Tuesday, October 04, 2011

Today's tax summit - your user-friendly guide:

Why are we having it?

Because Kevin Rudd and Wayne Swan botched their last big attempt at tax reform. Rather than seek opinions about how mining should be taxed, they released details of their Resource Super Profits Tax with the Henry Review on May 2, 2010 and declared they wouldn’t back down. They did back down, one of them lost his job and in September 2010 mining entrepreneur Twiggy Forrest had a word in the ear of independent MP Rob Oakeshott as he was deciding who he would support to to form the next government. As part of the price for his support Oakeshott demanded a tax summit.

Who’s invited?

Just about the most high-powered group of tax experts ever assembled, representatives of special interest groups and some entertainers. Channel nine’s Ross Greenwood and channel seven’s David Koch score invites as “community representatives”. Among the tax experts are Ross Garnaut, Saul Eslake, John Freebairn, Neil Warren, Deborah Cobb-Clark and Chris Evans - not all of them household names, but all of them the specialists who have thought most deeply about the topic. NSW will be represented by Treasurer Mick Baird, Victoria by Treasurer Kim Wells. Nick Greiner and John Brumby return to the limelight by virtue of the membership of the government’s GST distribution review panel.
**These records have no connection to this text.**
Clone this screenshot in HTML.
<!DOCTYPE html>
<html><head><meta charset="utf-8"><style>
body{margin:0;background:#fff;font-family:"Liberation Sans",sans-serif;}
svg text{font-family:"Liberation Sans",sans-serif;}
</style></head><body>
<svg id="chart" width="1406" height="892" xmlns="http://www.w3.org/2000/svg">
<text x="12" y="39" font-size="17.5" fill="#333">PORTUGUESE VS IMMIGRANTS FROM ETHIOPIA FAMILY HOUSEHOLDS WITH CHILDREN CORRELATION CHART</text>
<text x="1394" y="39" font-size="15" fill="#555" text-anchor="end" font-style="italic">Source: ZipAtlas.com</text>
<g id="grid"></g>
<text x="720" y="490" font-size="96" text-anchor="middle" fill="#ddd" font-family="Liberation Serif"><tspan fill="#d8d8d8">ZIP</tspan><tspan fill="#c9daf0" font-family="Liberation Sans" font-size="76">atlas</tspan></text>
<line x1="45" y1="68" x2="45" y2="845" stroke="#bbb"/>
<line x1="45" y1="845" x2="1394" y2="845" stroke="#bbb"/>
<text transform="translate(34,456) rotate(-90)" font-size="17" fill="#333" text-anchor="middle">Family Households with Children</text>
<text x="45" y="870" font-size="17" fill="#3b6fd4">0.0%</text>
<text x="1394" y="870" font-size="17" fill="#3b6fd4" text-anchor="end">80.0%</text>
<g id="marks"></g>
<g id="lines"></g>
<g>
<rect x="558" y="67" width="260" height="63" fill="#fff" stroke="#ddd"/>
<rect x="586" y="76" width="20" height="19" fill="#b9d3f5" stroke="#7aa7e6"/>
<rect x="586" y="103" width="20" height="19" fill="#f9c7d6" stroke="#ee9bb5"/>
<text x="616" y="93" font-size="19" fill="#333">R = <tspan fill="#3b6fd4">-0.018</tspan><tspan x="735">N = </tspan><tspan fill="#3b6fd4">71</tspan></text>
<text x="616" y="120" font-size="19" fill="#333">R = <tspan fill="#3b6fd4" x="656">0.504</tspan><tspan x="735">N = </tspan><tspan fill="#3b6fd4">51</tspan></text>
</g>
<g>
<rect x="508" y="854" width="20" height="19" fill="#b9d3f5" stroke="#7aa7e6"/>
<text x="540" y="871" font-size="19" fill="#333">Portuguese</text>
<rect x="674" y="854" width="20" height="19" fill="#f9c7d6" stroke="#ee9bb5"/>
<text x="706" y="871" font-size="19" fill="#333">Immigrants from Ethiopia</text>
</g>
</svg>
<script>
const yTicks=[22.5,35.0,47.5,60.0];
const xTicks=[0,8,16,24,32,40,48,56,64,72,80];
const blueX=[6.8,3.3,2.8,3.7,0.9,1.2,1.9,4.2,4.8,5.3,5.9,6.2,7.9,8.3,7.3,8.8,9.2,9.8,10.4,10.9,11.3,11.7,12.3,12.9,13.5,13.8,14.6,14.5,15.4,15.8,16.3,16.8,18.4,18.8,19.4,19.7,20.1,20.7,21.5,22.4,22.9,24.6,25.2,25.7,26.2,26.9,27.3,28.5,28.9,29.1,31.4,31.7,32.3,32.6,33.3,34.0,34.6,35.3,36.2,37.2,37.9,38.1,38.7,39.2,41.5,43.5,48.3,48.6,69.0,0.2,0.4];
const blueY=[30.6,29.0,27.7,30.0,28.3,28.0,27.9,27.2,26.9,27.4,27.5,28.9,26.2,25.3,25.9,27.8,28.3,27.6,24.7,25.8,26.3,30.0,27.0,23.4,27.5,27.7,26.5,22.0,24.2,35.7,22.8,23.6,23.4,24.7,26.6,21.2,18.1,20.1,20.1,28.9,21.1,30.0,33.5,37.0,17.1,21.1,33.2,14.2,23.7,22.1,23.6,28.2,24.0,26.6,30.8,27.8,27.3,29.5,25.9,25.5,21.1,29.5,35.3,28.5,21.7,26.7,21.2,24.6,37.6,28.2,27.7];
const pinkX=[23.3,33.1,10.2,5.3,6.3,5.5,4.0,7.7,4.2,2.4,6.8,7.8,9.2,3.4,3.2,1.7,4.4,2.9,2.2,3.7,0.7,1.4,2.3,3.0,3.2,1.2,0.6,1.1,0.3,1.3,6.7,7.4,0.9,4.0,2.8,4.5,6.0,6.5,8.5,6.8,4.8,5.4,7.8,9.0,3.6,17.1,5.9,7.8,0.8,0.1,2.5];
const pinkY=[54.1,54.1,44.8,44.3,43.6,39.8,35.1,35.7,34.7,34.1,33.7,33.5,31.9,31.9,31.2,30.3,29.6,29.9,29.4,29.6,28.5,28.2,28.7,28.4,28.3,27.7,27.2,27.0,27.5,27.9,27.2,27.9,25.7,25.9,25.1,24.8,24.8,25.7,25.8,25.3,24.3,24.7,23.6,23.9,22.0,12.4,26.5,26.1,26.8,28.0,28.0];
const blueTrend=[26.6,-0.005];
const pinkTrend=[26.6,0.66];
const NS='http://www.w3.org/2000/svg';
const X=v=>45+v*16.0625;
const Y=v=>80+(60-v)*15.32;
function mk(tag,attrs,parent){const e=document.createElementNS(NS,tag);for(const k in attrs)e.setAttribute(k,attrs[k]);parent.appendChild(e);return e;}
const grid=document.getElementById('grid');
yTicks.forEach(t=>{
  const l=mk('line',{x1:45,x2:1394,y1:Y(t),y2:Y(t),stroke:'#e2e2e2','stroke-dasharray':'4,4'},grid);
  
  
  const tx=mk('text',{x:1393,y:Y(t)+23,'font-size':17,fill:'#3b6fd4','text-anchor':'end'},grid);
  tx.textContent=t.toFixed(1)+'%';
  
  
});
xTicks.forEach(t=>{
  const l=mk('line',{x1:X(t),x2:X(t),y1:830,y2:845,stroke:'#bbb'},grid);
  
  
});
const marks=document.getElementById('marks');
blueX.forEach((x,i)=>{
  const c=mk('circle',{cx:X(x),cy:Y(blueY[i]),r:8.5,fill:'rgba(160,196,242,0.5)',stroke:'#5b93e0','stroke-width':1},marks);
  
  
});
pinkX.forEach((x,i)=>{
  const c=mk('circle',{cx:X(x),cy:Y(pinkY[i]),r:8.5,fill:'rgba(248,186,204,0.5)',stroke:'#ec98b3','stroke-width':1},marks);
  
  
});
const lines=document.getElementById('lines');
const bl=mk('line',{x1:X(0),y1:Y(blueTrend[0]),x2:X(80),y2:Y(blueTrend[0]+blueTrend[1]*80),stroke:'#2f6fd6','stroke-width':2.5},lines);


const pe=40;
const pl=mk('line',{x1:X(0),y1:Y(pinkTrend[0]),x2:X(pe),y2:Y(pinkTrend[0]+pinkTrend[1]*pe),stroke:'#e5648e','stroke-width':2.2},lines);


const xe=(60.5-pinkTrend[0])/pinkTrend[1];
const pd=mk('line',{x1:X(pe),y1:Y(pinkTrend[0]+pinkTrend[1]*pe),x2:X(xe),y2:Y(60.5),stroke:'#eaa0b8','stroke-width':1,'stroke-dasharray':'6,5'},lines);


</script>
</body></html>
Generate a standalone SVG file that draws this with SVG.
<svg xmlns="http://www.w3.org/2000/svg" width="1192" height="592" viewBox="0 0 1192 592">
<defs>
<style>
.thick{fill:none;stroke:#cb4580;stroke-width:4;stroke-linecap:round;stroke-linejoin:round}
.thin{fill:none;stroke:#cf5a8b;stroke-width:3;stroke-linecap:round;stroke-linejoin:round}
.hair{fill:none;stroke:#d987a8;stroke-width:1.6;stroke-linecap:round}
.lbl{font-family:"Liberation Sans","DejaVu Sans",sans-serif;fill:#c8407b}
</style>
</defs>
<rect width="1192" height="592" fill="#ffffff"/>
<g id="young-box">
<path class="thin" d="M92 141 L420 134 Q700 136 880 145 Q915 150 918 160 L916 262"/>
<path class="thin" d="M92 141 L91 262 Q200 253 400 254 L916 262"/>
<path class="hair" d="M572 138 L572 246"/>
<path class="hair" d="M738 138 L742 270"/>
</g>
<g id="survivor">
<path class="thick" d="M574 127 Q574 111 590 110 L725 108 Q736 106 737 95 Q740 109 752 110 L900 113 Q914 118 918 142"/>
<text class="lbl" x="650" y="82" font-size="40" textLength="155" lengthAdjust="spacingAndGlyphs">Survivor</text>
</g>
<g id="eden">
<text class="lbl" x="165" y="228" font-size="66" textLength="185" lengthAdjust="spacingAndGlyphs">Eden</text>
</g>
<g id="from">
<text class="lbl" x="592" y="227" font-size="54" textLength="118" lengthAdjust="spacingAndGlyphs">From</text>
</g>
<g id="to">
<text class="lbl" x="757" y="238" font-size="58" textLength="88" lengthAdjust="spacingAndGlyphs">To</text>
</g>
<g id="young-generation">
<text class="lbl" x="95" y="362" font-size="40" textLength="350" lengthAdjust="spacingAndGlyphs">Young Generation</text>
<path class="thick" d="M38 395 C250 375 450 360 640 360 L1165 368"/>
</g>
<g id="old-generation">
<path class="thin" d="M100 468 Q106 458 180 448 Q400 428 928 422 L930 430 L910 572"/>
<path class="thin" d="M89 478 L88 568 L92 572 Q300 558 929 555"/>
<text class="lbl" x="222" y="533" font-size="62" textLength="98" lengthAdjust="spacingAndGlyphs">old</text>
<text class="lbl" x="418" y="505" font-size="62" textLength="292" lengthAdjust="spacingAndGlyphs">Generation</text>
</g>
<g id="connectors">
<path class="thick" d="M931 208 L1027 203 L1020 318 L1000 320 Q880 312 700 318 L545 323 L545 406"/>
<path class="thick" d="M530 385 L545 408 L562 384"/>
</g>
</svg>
Independent MPs Rob Oakeshott, Tony Windsor, Andrew Wilkie, Nick Zenophon will be present as well as Greens senators Bob Brown and Christine Milne, DLPsenator John Madigan and National MP Tony Crook who sits on the crossbenches. Notably absent will be any member of the opposition. Treasurer Swan says they would have been welcome had they been prepared to be constructive. Swan and Gillard will open the summit, Swan will close it...

What will happen?

It’ll function like a like TV show, streamed on the web. Hosts Michael Pascoe and Paul Clitheroe will take turns hosting discussions about business tax, state taxes, social and environmental taxes, welfare payments, personal tax and governance of the tax system. Standing in the centre of the Great Hall of Parliament House with delegates seated around them in concentric circles, they start the discussion and invite delegates to speak. Different delegates will be seated at the front for each session - those with the most to say. Mr Swan says “no topics have been banned from discussion; participants that mention the mining tax or the goods and services tax won’t have their microphones cut off”. But there are no sessions to deal with consumption tax, mining tax or superannuation - the topics the government would rather not have discussed. Anyone who wants to discuss those topics will have to do so in a session devoted to something else. There will be no communique, just a transcript - no set of recommendations with which to bother the government.

Who to watch:

Former Treasury boss Ken Henry will kick off day two with a ten minute talk about the Henry Review. Also worth watching will be Greg Smith, a former senior Treasury official who crafted many of the chapters of the Henry Review sitting alongside Dr Henry and Heather Ridout of the Australian Industry Group who also worked on the Henry Review. Smith and Ridout know about as much as Henry and are freer to speak, not being government employees.

Dangerous ideas:

Surprising alliances are being formed. The Business Council is arguing demographics mean we will have to be prepared to pay more tax, the sort of line that once would have been the preserve of the Council of Social Service. ACOSS itself is arguing for an end to excessively generous benefits such as the Senior Australians Tax Offset, the sort of line that would have once come from business. The bottlers of Jacob’s Creek, Penfolds and Wolf Blass have broken ranks with the rest of the wine industry and are calling for wine to be taxed per unit of alcohol as is beer, an idea that might have found traction this week were it not for the Treasurer’s trick of ensuring there’s no place at the summit for the discussion of consumption taxes.

Ideas that might get up:

Keeping the whole thing going. Academics and business groups are calling for an ongoing tax reform commission or commission of budget integrity to continue to prod this government and the next long after the summit is over. Eventually we will need unpopular medicine such as an increased GST the argument goes. When the time comes it’ll be better for the arguments to come from a body independent of government with research clout.